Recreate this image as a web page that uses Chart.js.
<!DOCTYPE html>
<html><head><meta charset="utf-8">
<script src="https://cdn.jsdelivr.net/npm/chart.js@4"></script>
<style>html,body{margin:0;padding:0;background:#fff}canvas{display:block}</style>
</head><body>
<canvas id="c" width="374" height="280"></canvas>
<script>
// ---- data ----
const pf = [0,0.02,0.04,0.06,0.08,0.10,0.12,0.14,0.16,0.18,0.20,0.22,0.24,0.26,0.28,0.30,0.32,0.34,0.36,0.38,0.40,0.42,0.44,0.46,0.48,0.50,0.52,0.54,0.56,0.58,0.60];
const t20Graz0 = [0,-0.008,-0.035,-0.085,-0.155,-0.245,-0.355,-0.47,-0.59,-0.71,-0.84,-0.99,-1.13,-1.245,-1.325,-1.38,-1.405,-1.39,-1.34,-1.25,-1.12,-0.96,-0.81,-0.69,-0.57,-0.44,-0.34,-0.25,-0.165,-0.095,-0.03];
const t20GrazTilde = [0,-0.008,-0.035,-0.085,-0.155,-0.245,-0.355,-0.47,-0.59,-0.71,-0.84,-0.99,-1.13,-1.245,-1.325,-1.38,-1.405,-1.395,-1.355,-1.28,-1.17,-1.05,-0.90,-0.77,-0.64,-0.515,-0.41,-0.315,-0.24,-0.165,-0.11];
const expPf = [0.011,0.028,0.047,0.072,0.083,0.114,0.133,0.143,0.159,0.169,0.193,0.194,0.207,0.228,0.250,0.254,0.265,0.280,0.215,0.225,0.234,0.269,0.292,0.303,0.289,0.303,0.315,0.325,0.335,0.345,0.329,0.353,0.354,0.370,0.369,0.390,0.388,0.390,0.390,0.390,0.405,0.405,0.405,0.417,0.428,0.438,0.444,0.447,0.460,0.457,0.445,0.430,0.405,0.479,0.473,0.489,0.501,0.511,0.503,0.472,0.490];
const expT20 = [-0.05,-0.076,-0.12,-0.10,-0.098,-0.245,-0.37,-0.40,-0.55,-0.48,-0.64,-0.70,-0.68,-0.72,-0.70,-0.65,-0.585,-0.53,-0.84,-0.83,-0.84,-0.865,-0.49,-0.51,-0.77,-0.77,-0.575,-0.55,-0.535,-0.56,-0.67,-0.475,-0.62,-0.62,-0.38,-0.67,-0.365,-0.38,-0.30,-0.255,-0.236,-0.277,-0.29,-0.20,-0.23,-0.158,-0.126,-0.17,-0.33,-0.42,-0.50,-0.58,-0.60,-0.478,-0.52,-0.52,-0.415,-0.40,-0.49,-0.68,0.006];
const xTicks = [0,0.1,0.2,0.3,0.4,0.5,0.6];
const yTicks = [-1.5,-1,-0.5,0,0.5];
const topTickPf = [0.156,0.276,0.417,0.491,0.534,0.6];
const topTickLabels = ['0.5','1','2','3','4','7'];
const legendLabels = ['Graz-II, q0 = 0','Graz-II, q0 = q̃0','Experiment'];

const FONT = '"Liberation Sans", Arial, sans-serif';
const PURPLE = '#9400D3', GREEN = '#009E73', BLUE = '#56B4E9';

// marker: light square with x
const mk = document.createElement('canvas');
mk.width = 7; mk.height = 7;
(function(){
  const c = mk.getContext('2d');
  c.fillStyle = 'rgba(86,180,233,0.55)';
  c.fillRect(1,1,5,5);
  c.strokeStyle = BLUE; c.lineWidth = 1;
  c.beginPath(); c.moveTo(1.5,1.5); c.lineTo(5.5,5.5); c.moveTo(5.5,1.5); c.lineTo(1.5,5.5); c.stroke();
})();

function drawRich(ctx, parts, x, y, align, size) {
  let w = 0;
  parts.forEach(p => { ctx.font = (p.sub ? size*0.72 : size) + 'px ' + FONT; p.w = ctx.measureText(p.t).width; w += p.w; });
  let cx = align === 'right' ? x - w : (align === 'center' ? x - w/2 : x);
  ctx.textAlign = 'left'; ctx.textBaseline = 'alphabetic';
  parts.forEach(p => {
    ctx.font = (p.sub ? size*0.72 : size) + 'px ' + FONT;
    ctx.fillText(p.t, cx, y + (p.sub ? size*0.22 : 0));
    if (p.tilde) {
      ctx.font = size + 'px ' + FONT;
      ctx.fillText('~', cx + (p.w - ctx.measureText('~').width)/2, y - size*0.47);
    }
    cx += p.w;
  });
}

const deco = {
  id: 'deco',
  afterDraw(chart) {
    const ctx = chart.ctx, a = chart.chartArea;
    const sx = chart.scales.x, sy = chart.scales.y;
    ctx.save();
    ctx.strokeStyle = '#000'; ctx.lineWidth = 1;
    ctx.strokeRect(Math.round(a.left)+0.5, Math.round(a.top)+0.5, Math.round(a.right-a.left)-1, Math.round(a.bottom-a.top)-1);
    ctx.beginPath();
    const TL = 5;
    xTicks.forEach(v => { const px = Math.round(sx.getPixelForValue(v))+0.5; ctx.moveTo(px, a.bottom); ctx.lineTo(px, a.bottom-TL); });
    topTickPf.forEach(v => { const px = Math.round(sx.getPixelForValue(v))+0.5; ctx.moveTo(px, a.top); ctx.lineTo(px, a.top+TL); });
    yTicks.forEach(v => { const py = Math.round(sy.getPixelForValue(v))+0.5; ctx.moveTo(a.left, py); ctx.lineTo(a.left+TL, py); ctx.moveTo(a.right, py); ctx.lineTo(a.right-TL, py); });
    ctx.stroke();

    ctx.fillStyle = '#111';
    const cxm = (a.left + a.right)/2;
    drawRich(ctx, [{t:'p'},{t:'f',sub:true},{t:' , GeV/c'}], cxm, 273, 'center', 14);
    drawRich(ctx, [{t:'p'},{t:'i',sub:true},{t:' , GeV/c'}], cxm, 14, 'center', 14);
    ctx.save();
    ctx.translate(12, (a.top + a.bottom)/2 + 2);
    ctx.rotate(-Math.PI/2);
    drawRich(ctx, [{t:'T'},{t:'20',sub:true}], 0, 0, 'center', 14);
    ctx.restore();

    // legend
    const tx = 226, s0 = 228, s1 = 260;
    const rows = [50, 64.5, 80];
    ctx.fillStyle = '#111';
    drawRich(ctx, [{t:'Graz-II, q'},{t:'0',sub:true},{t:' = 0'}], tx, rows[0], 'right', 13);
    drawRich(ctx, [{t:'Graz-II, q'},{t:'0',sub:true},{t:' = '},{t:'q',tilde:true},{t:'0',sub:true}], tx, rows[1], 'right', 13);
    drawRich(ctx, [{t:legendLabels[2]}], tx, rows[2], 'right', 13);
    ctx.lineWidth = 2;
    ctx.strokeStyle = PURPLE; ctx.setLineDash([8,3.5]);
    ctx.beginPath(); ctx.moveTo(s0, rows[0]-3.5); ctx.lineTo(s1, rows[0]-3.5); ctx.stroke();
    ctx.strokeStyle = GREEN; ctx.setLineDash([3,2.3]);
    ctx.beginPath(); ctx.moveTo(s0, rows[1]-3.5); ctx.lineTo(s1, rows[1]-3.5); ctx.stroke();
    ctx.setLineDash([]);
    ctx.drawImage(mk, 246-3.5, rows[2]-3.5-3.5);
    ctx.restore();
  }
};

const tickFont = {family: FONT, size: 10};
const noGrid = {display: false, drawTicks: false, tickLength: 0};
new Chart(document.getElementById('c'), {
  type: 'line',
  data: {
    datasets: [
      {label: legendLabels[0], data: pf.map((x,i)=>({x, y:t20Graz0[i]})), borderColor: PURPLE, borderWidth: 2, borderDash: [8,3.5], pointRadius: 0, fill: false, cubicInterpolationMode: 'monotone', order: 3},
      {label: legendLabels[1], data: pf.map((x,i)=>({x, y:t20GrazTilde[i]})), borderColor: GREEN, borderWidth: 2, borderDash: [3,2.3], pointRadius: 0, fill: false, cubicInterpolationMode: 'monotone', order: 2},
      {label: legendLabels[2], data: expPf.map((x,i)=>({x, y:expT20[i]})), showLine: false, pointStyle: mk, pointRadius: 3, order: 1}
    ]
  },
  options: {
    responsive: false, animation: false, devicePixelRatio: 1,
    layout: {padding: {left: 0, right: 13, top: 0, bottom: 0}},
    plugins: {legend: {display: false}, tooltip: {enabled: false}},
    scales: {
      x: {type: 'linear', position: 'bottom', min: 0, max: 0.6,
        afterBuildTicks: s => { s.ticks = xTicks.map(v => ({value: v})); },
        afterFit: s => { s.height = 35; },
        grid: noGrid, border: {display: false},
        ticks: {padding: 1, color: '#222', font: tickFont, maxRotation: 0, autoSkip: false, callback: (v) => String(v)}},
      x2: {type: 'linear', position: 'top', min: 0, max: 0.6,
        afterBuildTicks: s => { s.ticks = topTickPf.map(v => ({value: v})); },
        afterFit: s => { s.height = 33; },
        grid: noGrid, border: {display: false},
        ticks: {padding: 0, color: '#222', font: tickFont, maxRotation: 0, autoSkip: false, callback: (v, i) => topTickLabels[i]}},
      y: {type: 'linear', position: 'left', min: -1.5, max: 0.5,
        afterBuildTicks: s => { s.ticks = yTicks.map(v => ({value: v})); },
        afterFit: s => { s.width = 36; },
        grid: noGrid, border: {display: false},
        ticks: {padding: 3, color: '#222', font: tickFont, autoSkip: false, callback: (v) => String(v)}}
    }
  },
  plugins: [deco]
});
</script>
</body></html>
────
**Given exercise**
Write out, unaltered, the lines from the opening of the listing through the line that includes "const legendLabels = ['Graz-II, q0".

**Exercise response**
Recreate this image as a web page that uses Chart.js.
<!DOCTYPE html>
<html><head><meta charset="utf-8">
<script src="https://cdn.jsdelivr.net/npm/chart.js@4"></script>
<style>html,body{margin:0;padding:0;background:#fff}canvas{display:block}</style>
</head><body>
<canvas id="c" width="374" height="280"></canvas>
<script>
// ---- data ----
const pf = [0,0.02,0.04,0.06,0.08,0.10,0.12,0.14,0.16,0.18,0.20,0.22,0.24,0.26,0.28,0.30,0.32,0.34,0.36,0.38,0.40,0.42,0.44,0.46,0.48,0.50,0.52,0.54,0.56,0.58,0.60];
const t20Graz0 = [0,-0.008,-0.035,-0.085,-0.155,-0.245,-0.355,-0.47,-0.59,-0.71,-0.84,-0.99,-1.13,-1.245,-1.325,-1.38,-1.405,-1.39,-1.34,-1.25,-1.12,-0.96,-0.81,-0.69,-0.57,-0.44,-0.34,-0.25,-0.165,-0.095,-0.03];
const t20GrazTilde = [0,-0.008,-0.035,-0.085,-0.155,-0.245,-0.355,-0.47,-0.59,-0.71,-0.84,-0.99,-1.13,-1.245,-1.325,-1.38,-1.405,-1.395,-1.355,-1.28,-1.17,-1.05,-0.90,-0.77,-0.64,-0.515,-0.41,-0.315,-0.24,-0.165,-0.11];
const expPf = [0.011,0.028,0.047,0.072,0.083,0.114,0.133,0.143,0.159,0.169,0.193,0.194,0.207,0.228,0.250,0.254,0.265,0.280,0.215,0.225,0.234,0.269,0.292,0.303,0.289,0.303,0.315,0.325,0.335,0.345,0.329,0.353,0.354,0.370,0.369,0.390,0.388,0.390,0.390,0.390,0.405,0.405,0.405,0.417,0.428,0.438,0.444,0.447,0.460,0.457,0.445,0.430,0.405,0.479,0.473,0.489,0.501,0.511,0.503,0.472,0.490];
const expT20 = [-0.05,-0.076,-0.12,-0.10,-0.098,-0.245,-0.37,-0.40,-0.55,-0.48,-0.64,-0.70,-0.68,-0.72,-0.70,-0.65,-0.585,-0.53,-0.84,-0.83,-0.84,-0.865,-0.49,-0.51,-0.77,-0.77,-0.575,-0.55,-0.535,-0.56,-0.67,-0.475,-0.62,-0.62,-0.38,-0.67,-0.365,-0.38,-0.30,-0.255,-0.236,-0.277,-0.29,-0.20,-0.23,-0.158,-0.126,-0.17,-0.33,-0.42,-0.50,-0.58,-0.60,-0.478,-0.52,-0.52,-0.415,-0.40,-0.49,-0.68,0.006];
const xTicks = [0,0.1,0.2,0.3,0.4,0.5,0.6];
const yTicks = [-1.5,-1,-0.5,0,0.5];
const topTickPf = [0.156,0.276,0.417,0.491,0.534,0.6];
const topTickLabels = ['0.5','1','2','3','4','7'];
const legendLabels = ['Graz-II, q0 = 0','Graz-II, q0 = q̃0','Experiment'];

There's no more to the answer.